The company had always been authoritarian and uncaring of its employees they were ‘equivalent to cows and horses’ said the firm’s founder. Chisso took the same view about the surrounding environment and was known to have dumped masses of waste sludge into the bay. Local fishermen had long complained.
Soon after the first illness report, it was discovered that 17 people in the area had died. A medical research team at nearby Kumamoto University was alerted, but two years later no definitive cause had been found. One difficulty was a local taboo on speaking ill of Chisso, the major employer. Although mercury was a suspect, the firm kept its use a secret, while attacking the research.
Finally in 1959, the team published an interim report blaming mercury, but by then local fishermen were out of business as more people became ill and seafood was suspected. That November, as Chisso resisted compensation payments, the fishermen rioted, broke in, and destroyed equipment. The Tokyo media awoke to the dire events in faraway Kyushu.
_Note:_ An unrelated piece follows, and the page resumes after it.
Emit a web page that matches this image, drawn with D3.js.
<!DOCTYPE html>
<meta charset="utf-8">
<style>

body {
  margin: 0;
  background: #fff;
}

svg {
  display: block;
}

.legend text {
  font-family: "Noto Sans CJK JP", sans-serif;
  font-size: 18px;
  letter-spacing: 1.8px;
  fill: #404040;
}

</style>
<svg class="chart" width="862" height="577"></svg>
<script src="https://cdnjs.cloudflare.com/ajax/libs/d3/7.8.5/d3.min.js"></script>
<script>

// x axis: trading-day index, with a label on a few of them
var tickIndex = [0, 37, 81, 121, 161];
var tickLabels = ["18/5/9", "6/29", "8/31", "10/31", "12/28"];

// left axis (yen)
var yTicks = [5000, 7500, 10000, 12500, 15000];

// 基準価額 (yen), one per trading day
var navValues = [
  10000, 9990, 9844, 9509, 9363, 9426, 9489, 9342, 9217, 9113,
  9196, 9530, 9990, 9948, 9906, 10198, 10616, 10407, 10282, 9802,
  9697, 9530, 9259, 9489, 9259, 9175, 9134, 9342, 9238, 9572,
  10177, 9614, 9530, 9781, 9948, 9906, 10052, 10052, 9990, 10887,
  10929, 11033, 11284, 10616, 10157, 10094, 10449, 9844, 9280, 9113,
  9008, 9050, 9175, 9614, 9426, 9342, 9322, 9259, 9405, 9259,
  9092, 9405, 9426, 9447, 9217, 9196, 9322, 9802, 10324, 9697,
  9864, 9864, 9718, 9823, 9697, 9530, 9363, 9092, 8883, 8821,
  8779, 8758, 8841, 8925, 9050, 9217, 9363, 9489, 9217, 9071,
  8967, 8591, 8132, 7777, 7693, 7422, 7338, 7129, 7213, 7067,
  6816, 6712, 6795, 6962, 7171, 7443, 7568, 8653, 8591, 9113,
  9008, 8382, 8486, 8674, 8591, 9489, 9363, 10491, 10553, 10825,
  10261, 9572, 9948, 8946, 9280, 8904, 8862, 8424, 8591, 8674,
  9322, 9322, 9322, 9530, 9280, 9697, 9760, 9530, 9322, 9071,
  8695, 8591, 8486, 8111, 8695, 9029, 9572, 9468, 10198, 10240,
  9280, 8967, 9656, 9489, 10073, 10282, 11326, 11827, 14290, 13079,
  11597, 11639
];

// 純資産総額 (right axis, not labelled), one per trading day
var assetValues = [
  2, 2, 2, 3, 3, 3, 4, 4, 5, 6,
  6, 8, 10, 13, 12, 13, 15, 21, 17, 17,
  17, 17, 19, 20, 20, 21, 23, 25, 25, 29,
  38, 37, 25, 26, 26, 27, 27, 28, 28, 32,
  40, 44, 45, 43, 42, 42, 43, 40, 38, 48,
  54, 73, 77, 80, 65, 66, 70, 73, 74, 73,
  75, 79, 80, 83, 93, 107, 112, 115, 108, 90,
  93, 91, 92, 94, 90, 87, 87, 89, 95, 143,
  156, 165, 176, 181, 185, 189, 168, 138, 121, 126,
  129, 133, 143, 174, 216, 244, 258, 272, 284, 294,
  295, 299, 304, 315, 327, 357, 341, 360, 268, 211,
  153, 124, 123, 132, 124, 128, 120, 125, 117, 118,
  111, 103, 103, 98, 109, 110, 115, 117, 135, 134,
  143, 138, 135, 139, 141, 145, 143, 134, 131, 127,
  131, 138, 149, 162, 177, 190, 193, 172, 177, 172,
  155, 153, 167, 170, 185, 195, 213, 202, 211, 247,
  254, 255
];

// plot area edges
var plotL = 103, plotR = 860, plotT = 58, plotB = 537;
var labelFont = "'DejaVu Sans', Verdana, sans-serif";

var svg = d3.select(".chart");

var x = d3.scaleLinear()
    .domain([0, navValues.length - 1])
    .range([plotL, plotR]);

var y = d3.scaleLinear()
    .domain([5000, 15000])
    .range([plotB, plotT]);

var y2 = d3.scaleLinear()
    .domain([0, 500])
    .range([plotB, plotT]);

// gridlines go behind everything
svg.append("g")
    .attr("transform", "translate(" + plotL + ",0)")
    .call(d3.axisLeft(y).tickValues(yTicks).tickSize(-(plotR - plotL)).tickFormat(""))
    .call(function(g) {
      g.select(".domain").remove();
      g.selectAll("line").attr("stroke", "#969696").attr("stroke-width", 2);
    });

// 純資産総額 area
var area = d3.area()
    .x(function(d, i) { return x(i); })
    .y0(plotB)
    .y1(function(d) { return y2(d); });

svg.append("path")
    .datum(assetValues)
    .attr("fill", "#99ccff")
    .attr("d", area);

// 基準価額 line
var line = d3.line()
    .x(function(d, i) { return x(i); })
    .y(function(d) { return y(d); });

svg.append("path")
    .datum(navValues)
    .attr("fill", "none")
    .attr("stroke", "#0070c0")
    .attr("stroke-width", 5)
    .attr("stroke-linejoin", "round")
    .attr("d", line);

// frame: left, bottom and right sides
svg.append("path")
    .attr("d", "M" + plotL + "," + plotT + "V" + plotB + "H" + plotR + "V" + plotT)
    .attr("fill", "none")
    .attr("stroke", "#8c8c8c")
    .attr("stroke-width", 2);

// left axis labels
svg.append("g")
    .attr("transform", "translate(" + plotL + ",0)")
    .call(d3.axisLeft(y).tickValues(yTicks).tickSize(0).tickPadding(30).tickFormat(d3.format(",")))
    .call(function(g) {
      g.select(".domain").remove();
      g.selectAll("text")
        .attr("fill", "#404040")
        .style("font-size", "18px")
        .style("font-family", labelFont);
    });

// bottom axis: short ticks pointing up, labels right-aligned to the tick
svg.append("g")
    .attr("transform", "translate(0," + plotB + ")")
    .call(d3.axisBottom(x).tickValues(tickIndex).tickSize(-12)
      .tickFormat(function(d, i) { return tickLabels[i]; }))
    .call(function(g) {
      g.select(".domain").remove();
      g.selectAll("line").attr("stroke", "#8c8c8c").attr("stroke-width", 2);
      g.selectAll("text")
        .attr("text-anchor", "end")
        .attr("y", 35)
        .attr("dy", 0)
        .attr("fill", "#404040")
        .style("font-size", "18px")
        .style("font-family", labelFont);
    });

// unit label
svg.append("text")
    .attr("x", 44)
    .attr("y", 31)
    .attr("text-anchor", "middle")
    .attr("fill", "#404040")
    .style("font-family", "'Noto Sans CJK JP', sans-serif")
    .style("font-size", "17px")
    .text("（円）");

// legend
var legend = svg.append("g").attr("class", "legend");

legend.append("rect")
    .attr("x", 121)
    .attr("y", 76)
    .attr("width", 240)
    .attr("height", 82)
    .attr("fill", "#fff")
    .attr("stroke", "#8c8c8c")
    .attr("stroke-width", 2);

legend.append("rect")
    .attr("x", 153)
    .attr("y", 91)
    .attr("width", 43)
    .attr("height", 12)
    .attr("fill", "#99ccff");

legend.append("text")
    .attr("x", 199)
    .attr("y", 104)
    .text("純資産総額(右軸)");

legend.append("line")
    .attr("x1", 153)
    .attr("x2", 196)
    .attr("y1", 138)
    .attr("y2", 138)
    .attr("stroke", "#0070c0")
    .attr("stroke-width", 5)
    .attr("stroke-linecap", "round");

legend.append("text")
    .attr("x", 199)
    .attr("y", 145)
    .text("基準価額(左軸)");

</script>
But as the years passed, Chisso continued to obstruct and resist, only abandoning the mercury compound in 1968. The local government also prevaricated, and government ministries in Tokyo did not help in fact they hindered: terminating the university research grant, for instance. It was even suggested the disease had run its course.
Minamata disease was not a passing affliction, however. People continued to fall ill and die. In 1965 a second smaller outbreak erupted in northern Niigata prefecture, caused by another chemical firm.
The Ministry of Health finally officially recognised the disease and its cause in 1968. Yet still despite court cases, protest demonstrations, and political action such as a ‘camp out’ at Chisso’s Tokyo headquarters obtaining redress was slow. Not until 1977 were government-accepted criteria established to define a sufferer, but these remain controversial even today.
In 1988 the Supreme Court overturned the appeal against a 1979 guilty verdict on Chisso executives for corporate malfeasance, but they were not sentenced to prison. The company claims to have paid out $US1.3 billion over the years, but new lawsuits against the criteria system still proliferate. Only in 2004 did the Supreme Court finally uphold a case brought by 45 plaintiffs.
After 50 years, is Minamata disease a tragedy that should still grip us? It continues to grip the people of the town.
Consider the harrowed life of 74-year-old Sumiko Kaneko, still grieving for her husband who died when she was only 25, and for her younger boy, who did not survive beyond 29 days after birth. She continues daily care for her elder son Yuji, now 50, who has been in a wheelchair for the last nine years. She also suffers from the disease herself.
Not only has she and the rest of her family suffered illness and death, but they have also endured the ostracism and prejudice of others. Minamata disease, caused by the negligence and inhumanity of one company, manifested itself in the inhumanity of ordinary people, who shunned victims as bearers of a possibly contagious affliction.
Kaneko’s three granddaughters from her eldest son shunned any mention of the disease for a long time, switching off the television news and tearing up newspapers. But, now in their 20s, they have come to understand. ‘They have asked me to tell them my story,’ says Kaneko, ‘and one has even become a nurse and helps me with Yuji.’
Meanwhile, the quest for justice creeps forward. A new screening system for Minamata entitlements is to be formed starting in 2007. And on 25 April the Japanese Parliament’s Lower House passed a resolution calling for increased government help its first such action.
Nobuo Miyazawa, a Japanese journalist who has followed the case for years, offers a chilling verdict: ‘It cannot be understood save in the context of all the parties except the victims making excuses and avoiding what they needed to do. Minamata is a disease that was willfully inflicted.’